__EXTRACTED DATA__
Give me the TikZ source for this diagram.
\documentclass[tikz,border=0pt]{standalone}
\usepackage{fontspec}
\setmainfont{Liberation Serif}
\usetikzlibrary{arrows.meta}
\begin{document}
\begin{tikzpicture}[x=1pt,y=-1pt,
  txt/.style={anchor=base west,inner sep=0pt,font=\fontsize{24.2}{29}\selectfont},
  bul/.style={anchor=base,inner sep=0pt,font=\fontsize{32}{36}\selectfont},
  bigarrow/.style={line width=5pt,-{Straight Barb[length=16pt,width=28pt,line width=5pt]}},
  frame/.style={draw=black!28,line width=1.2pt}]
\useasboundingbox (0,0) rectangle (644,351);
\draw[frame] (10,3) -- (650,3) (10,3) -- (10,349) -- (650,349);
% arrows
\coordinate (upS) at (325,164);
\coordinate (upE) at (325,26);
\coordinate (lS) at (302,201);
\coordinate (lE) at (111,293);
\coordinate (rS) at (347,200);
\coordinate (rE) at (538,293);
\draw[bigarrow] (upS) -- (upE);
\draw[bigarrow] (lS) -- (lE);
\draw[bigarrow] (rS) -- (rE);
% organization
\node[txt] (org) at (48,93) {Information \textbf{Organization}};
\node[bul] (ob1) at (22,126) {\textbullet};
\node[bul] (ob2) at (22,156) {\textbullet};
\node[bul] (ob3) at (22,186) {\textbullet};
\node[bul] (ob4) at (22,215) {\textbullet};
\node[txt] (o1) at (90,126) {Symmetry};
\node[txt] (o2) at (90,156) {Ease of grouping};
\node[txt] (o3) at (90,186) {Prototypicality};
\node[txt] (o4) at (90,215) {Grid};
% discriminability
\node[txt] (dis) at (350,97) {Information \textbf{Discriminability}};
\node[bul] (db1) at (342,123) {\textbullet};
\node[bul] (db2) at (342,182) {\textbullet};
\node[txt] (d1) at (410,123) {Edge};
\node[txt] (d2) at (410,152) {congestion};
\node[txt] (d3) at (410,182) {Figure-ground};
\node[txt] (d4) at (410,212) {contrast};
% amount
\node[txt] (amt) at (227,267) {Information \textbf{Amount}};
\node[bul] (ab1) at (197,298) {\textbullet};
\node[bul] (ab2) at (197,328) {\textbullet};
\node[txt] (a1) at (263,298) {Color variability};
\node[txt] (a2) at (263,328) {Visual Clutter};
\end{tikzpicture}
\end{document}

* * *

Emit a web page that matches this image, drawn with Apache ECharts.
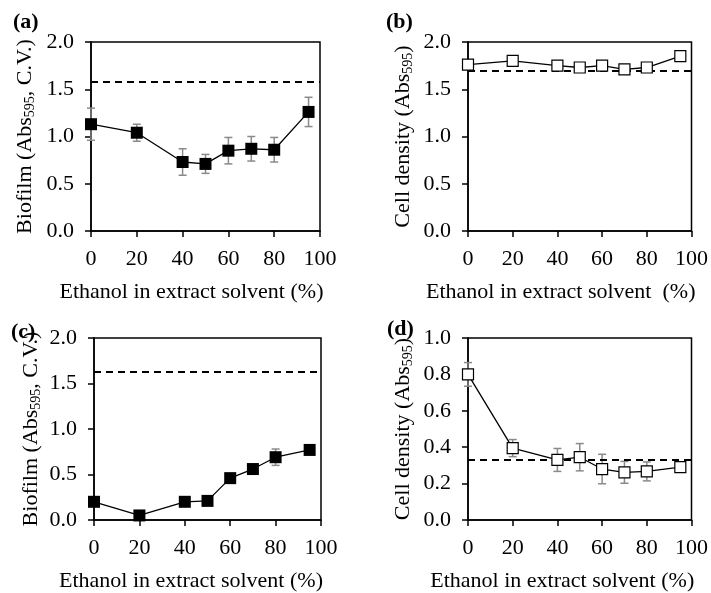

--

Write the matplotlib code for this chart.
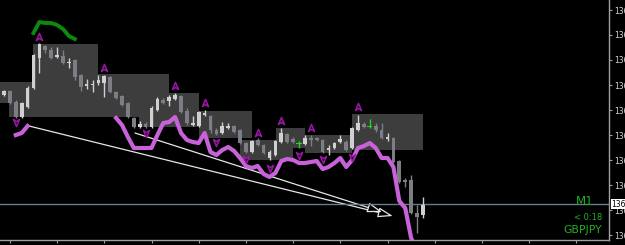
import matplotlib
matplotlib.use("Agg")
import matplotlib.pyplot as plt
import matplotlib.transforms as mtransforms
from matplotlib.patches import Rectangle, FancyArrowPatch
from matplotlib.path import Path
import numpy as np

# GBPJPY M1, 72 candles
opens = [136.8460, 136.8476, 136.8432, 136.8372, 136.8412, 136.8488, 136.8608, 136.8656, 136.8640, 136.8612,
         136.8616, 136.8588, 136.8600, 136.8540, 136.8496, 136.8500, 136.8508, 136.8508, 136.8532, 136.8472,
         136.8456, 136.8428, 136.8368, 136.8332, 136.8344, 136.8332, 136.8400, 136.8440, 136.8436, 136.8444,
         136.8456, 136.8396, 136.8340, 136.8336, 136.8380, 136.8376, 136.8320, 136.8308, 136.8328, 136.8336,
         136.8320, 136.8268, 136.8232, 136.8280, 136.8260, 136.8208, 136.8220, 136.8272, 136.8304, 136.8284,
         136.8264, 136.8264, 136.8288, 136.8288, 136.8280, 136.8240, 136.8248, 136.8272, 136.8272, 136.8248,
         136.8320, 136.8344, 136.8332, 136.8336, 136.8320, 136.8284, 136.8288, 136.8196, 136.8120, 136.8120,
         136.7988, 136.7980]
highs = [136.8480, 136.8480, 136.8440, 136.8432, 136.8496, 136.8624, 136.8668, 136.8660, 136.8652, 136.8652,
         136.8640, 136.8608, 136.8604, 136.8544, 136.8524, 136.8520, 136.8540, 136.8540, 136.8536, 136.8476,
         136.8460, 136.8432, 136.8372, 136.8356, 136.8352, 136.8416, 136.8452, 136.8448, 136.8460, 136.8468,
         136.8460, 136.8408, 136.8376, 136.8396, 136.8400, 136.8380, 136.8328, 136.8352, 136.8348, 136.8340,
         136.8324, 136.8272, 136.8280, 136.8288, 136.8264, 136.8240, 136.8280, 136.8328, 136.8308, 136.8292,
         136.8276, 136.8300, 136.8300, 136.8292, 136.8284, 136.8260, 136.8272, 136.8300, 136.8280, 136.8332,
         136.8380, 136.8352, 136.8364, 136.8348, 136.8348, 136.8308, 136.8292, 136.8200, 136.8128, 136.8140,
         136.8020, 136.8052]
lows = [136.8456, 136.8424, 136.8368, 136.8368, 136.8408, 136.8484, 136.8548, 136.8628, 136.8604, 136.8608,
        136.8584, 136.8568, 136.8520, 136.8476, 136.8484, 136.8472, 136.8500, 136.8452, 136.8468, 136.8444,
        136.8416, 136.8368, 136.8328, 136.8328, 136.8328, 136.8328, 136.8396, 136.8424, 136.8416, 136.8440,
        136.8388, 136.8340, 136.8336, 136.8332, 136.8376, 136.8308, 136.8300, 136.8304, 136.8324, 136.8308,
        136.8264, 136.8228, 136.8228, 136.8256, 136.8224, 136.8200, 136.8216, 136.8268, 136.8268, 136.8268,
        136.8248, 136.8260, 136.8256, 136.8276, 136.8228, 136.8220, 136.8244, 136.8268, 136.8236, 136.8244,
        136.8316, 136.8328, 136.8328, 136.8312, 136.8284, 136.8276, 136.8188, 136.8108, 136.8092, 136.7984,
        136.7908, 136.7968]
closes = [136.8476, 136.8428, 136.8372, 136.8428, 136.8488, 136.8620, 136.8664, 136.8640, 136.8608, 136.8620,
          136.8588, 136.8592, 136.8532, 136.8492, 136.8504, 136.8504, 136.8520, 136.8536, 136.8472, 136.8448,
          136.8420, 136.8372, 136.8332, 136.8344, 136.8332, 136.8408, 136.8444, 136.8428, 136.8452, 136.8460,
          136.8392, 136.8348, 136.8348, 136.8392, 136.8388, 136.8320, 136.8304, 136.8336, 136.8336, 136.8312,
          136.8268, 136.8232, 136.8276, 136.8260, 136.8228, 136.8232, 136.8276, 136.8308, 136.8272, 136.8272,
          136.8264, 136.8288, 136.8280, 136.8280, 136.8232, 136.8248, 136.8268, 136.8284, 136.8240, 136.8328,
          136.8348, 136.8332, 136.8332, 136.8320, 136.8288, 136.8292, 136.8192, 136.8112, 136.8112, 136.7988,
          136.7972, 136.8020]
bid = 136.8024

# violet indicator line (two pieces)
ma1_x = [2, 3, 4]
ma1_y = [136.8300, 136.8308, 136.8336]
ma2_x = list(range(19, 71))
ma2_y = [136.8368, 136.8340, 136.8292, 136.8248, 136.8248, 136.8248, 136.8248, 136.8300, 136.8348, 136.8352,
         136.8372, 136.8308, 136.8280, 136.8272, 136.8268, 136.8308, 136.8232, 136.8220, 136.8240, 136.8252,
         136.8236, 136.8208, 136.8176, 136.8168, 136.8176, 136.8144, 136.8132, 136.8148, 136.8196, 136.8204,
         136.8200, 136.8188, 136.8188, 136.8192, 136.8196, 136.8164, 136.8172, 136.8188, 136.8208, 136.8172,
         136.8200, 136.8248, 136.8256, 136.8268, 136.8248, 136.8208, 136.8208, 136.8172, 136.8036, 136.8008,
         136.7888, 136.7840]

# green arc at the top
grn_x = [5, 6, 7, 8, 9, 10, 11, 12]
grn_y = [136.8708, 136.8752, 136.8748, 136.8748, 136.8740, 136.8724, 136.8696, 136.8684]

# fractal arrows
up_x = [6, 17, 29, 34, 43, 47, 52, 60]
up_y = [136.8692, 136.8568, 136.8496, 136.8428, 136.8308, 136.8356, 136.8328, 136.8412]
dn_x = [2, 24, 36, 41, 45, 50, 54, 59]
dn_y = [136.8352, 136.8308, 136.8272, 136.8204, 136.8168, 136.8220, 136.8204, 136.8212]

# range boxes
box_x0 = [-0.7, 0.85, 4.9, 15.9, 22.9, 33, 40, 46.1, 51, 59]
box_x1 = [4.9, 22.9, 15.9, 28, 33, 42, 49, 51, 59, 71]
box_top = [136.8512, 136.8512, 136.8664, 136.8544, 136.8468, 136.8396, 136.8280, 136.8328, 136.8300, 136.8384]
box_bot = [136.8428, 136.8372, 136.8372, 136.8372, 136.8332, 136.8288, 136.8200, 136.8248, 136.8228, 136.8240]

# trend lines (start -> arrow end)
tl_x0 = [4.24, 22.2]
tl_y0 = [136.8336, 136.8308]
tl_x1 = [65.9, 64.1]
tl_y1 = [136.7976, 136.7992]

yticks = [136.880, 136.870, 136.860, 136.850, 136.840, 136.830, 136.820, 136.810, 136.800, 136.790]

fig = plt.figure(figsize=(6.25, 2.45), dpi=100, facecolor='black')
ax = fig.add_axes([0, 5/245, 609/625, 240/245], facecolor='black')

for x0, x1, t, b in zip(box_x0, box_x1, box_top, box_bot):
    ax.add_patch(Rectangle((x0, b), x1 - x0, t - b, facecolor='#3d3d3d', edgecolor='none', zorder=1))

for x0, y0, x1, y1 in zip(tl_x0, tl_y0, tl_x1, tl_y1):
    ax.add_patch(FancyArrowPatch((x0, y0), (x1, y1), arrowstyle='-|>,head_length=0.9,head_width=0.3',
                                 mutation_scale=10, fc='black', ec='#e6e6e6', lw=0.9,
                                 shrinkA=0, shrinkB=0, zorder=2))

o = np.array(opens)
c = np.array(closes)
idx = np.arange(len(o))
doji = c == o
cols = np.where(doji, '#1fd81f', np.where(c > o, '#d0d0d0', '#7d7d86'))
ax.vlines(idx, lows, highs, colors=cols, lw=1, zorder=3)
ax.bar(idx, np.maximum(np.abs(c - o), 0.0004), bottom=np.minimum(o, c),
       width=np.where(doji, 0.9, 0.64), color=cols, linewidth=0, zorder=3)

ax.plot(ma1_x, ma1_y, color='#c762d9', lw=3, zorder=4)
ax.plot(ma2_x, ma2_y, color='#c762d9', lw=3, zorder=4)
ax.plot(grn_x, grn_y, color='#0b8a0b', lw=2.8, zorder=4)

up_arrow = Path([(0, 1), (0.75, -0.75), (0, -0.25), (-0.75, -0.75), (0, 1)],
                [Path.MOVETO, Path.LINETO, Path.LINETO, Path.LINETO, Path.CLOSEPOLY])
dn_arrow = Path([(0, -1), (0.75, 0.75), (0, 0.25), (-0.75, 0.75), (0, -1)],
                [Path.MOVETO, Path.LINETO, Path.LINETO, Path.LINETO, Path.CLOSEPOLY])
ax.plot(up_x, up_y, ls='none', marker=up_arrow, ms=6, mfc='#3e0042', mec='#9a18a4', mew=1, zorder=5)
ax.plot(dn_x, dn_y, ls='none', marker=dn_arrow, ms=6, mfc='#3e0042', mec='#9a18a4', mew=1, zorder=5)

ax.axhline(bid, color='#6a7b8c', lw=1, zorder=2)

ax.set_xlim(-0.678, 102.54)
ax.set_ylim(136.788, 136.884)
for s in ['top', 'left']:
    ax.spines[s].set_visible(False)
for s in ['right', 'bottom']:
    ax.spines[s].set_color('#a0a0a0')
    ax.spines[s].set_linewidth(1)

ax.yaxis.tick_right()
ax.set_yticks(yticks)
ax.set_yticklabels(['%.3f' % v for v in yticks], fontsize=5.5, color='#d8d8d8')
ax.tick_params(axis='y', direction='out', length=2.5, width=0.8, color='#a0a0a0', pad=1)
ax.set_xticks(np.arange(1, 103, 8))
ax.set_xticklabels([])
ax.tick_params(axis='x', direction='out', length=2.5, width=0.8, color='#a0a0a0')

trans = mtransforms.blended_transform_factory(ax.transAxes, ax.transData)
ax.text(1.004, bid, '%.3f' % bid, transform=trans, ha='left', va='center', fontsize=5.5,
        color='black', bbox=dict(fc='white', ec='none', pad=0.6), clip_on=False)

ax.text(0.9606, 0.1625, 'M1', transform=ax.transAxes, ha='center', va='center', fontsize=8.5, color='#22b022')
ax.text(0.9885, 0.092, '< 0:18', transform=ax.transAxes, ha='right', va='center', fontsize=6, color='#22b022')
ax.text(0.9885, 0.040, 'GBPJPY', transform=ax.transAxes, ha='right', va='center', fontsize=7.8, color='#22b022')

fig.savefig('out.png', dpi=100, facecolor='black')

__WHAT TO WORK ON__
Above are the records. Copy only the lines from the one with "Write the matplotlib code for this chart." through the one with "import numpy as np", exactly, with no pictures.

__FINISHED TASK__
Write the matplotlib code for this chart.
import matplotlib
matplotlib.use("Agg")
import matplotlib.pyplot as plt
import matplotlib.transforms as mtransforms
from matplotlib.patches import Rectangle, FancyArrowPatch
from matplotlib.path import Path
import numpy as np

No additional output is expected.